To compile the advanced benchmark certificates with manually edited pure lemma proofs and execute the following ($SSL_HTT_ROOT refers to the local ssl-htt repository).

cd $SSL_HTT_ROOT/benchmarks/advanced
python3 benchmark.py --diffSource $SUSLIK_ROOT/certify/HTT/certification-benchmarks-advanced

It should take roughly 10 minutes to run this evaluation.

After the script terminates, it will create two output files in $SSL_HTT_ROOT/benchmarks/advanced.

  • advanced-HTT.csv contains proof/spec size and compilation times for HTT in Table 2.
  • advanced-HTT.diff compares the original SuSLik-generated certificates (stored in $SUSLIK_ROOT/certify/HTT/certification-benchmarks-advanced) with the manually edited ones (stored in $SSL_HTT_ROOT/benchmarks/advanced), showing which lines have been modified. The diff file will only be created if the original SuSLik-generated certificates exist.
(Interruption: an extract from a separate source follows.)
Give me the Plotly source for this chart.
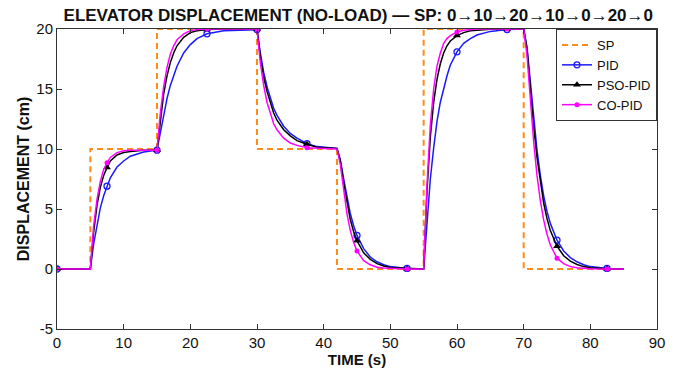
import plotly.graph_objects as go

# ---- data ----
SP_T = [0, 5, 15, 30, 42, 55, 70, 85]
SP_V = [0, 10, 20, 10, 0, 20, 0, 0]

T = [0, 5, 5.5, 6, 6.5, 7, 7.5, 8, 9, 10, 11, 12, 13, 15,
     15.5, 16, 16.5, 17, 17.5, 18, 19, 20, 21, 22.5, 25, 30,
     30.5, 31, 31.5, 32, 32.5, 33, 34, 35, 36, 37.5, 39, 42,
     42.5, 43, 43.5, 44, 44.5, 45, 46, 47, 48, 49, 50, 52.5, 55,
     55.5, 56, 56.5, 57, 57.5, 58, 58.5, 59, 60, 61, 62, 63, 65, 67.5, 70,
     70.5, 71, 71.5, 72, 72.5, 73, 73.5, 74, 75, 76, 77, 78, 79, 80, 82.5, 85]

PID = [0, 0, 2.1, 3.7, 5.1, 6.1, 6.9, 7.6, 8.5, 9.0, 9.4, 9.6, 9.75, 9.9,
       11.3, 12.9, 14.2, 15.3, 16.2, 16.9, 18.0, 18.7, 19.2, 19.6, 19.85, 19.95,
       18.0, 16.4, 15.2, 14.2, 13.4, 12.8, 11.9, 11.3, 10.9, 10.45, 10.2, 10.05,
       9.1, 7.5, 5.9, 4.6, 3.6, 2.8, 1.7, 1.0, 0.6, 0.35, 0.2, 0.05, 0.0,
       4.0, 7.5, 10.1, 12.3, 13.9, 15.1, 16.1, 17.0, 18.1, 18.8, 19.2, 19.5, 19.8, 19.95, 20.0,
       18.5, 15.5, 12.5, 9.9, 7.8, 6.1, 4.8, 3.8, 2.4, 1.5, 0.95, 0.6, 0.35, 0.2, 0.05, 0.0]

PSO = [0, 0, 3.1, 5.3, 6.8, 7.8, 8.45, 9.0, 9.5, 9.7, 9.8, 9.85, 9.9, 9.9,
       12.5, 14.6, 16.1, 17.2, 18.0, 18.6, 19.3, 19.7, 19.85, 19.95, 20.0, 20.0,
       17.7, 16.0, 14.8, 13.8, 13.0, 12.4, 11.6, 11.1, 10.7, 10.4, 10.15, 10.05,
       9.0, 7.2, 5.5, 4.1, 3.1, 2.35, 1.35, 0.8, 0.45, 0.25, 0.12, 0.03, 0.0,
       6.5, 11.0, 13.9, 15.8, 17.1, 18.0, 18.6, 19.0, 19.45, 19.7, 19.85, 19.9, 19.97, 20.0, 20.0,
       18.3, 15.0, 11.9, 9.3, 7.2, 5.5, 4.2, 3.2, 1.9, 1.1, 0.65, 0.38, 0.2, 0.1, 0.02, 0.0]

CO = [0, 0, 3.6, 5.8, 7.3, 8.3, 8.85, 9.3, 9.7, 9.85, 9.9, 9.9, 9.9, 9.9,
      13.0, 15.2, 16.8, 17.9, 18.6, 19.1, 19.6, 19.85, 19.95, 20.0, 20.0, 20.0,
      17.2, 15.3, 13.9, 12.9, 12.1, 11.6, 10.9, 10.5, 10.3, 10.1, 10.05, 10.0,
      8.7, 6.5, 4.6, 3.2, 2.2, 1.5, 0.7, 0.35, 0.15, 0.08, 0.05, 0.0, 0.0,
      7.0, 12.0, 15.0, 16.9, 18.0, 18.8, 19.2, 19.45, 19.75, 19.9, 19.95, 20.0, 20.0, 20.0, 20.0,
      17.8, 14.0, 10.6, 7.8, 5.7, 4.1, 2.9, 2.0, 0.9, 0.45, 0.2, 0.1, 0.05, 0.03, 0.0, 0.0]

MARKER_T = [0, 7.5, 15, 22.5, 30, 37.5, 45, 52.5, 60, 67.5, 75, 82.5]

X_TICKS = [0, 10, 20, 30, 40, 50, 60, 70, 80, 90]
Y_TICKS = [-5, 0, 5, 10, 15, 20]
Y_TICKTEXT = ["-5", "0", "5", "10", "15", "20"]

TITLE = "ELEVATOR DISPLACEMENT (NO-LOAD) \u2014 SP: 0\u219210\u219220\u219210\u21920\u219220\u21920"

FONT = "Liberation Sans, Arial, sans-serif"
C_SP = "#FF8C1A"
C_PID = "#1A1AFF"
C_PSO = "#000000"
C_CO = "#FF00FF"

fig = go.Figure()

fig.add_trace(go.Scatter(x=SP_T, y=SP_V, mode="lines", name="SP",
                         line=dict(color=C_SP, width=2, dash="6px,4px", shape="hv")))

idx = [i for i, t in enumerate(T) if t in MARKER_T]

series = [
    ("PID", PID, C_PID, dict(symbol="circle-open", size=6, color=C_PID, line=dict(width=1.3, color=C_PID))),
    ("PSO-PID", PSO, C_PSO, dict(symbol="triangle-up", size=7, color=C_PSO)),
    ("CO-PID", CO, C_CO, dict(symbol="circle", size=5, color=C_CO)),
]

for name, vals, col, mk in series:
    fig.add_trace(go.Scatter(x=T, y=vals, mode="lines", line=dict(color=col, width=1.5),
                             showlegend=False, hoverinfo="skip"))
    fig.add_trace(go.Scatter(x=[T[i] for i in idx], y=[vals[i] for i in idx], mode="markers",
                             marker=mk, showlegend=False))
    fig.add_trace(go.Scatter(x=[None], y=[None], mode="lines+markers", name=name,
                             line=dict(color=col, width=1.5), marker=mk))

axis_common = dict(showline=True, linecolor="#333333", linewidth=1, mirror="ticks",
                   ticks="inside", ticklen=5, tickcolor="#333333", showgrid=False,
                   zeroline=False, automargin=False,
                   tickfont=dict(family=FONT, size=15, color="#111111"))

fig.update_xaxes(range=[0, 90], tickvals=X_TICKS,
                 title=dict(text="<b>TIME (s)</b>", font=dict(family=FONT, size=15, color="#111111"), standoff=2),
                 **axis_common)
fig.update_yaxes(range=[-5, 20], tickvals=Y_TICKS, ticktext=Y_TICKTEXT,
                 title=dict(text="<b>DISPLACEMENT (cm)</b>", font=dict(family=FONT, size=16, color="#111111"), standoff=2),
                 **axis_common)

fig.update_layout(
    width=676, height=371,
    margin=dict(l=57, r=19, t=29, b=42, autoexpand=False),
    paper_bgcolor="white", plot_bgcolor="white",
    title=dict(text="<b>" + TITLE + "</b>", x=0.53, xanchor="center", y=1 - 15 / 371, yanchor="middle",
               font=dict(family=FONT, size=17, color="#111111")),
    legend=dict(x=1, xanchor="right", y=1, yanchor="top", bgcolor="white",
                bordercolor="#333333", borderwidth=1, itemwidth=30, tracegroupgap=0,
                font=dict(family=FONT, size=13, color="#111111")),
    showlegend=True,
)

fig.write_html("out.html")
The number of pure lemmas and those with manual proofs can be verified by inspecting the files at $SSL_HTT_ROOT/benchmarks/advanced. You can also view the diff file to verify which parts of the proofs have been edited.

less advanced-HTT.diff

You can expect to see the following differences between the two proof versions.

  • Proofs for the pure lemmas: In the generated scripts, pure lemmas have their hammer proofs replaced with Admitted statements. In the manually edited scripts, these are replaced with either a call to hammer when that is sufficient, or with a proof manually constructed by the authors. Note that in the diff file, pure lemmas may be ordered differently between the two versions, due to non-determinism in the way Scala accumulates hints during execution.
  • Administrative renaming statements in the main proof: These are identifiable by the try rename ... statements; they may occur when two variable rename statements resulting from the same proof step are applied in different orders between the compared proofs, again dependent on Scala's execution.

You should not see edits that modify the main proof structure (aside from renaming variables).

To use this tool with custom settings, execute the script with the --help flag to see all available options.